The State Museums of Dresden announced at a major conference on restitution last month that not only is it conducting the world’s biggest research project into the Nazi-era provenance of its collections, but it intends to address the issue of works claimed by Russia and other former Soviet countries.
The State Museums hosted the international conference in Dresden last month. It follows the announcement this spring that Dresden had received E15m from the Saxon region, an unprecedented sum in Germany, to conduct Nazi-era provenance research into the 1.2m items in its collections (The Art Newspaper, June 2008, p13).
The State Museums said there were two reasons for hosting the conference.
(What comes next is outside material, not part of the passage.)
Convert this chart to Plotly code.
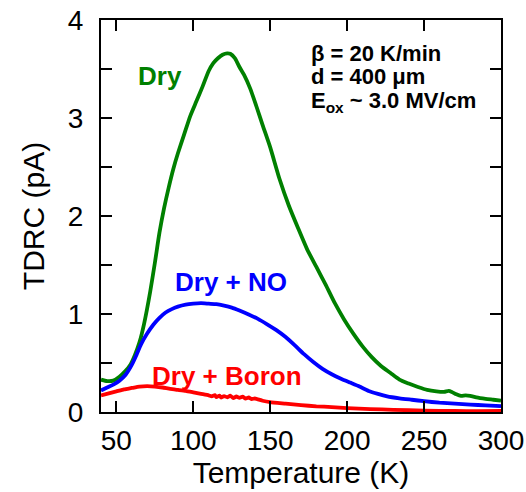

In a statement, the institution said: “German museums are nowhere near completion of an exhaustive search of their holdings for any Jewish-owned property that was not lawfully acquired.” But it added that the ongoing negotiations between Germany and former Soviet countries over “missing” works of art on both sides have become bogged down in “politically entrenched” positions. Museum director Martin Roth announced that in February next year a special conference, “Trophies—Losses—Equivalence. Cultural Goods as War Victims: Current Research and Prospects”, will take place in Moscow. Organised by the Dresden State Museums and the German Historical Institute of Moscow, the forum will focus on recording Russian losses and searching for Russian items in German collections. Dr Roth says he hopes this will “loosen the logjam in the looted-art debate by directly addressing the issues that matter to Russian institutions”.
Dr Roth noted that so far the federal government has only allocated E1m to conduct similar provenance research, shared between all of Germany’s museums. Two weeks after the Dresden conference, the minister for culture, Bernd Neumann, urged German institutions to approach provenance research “with greater commitment and energy”.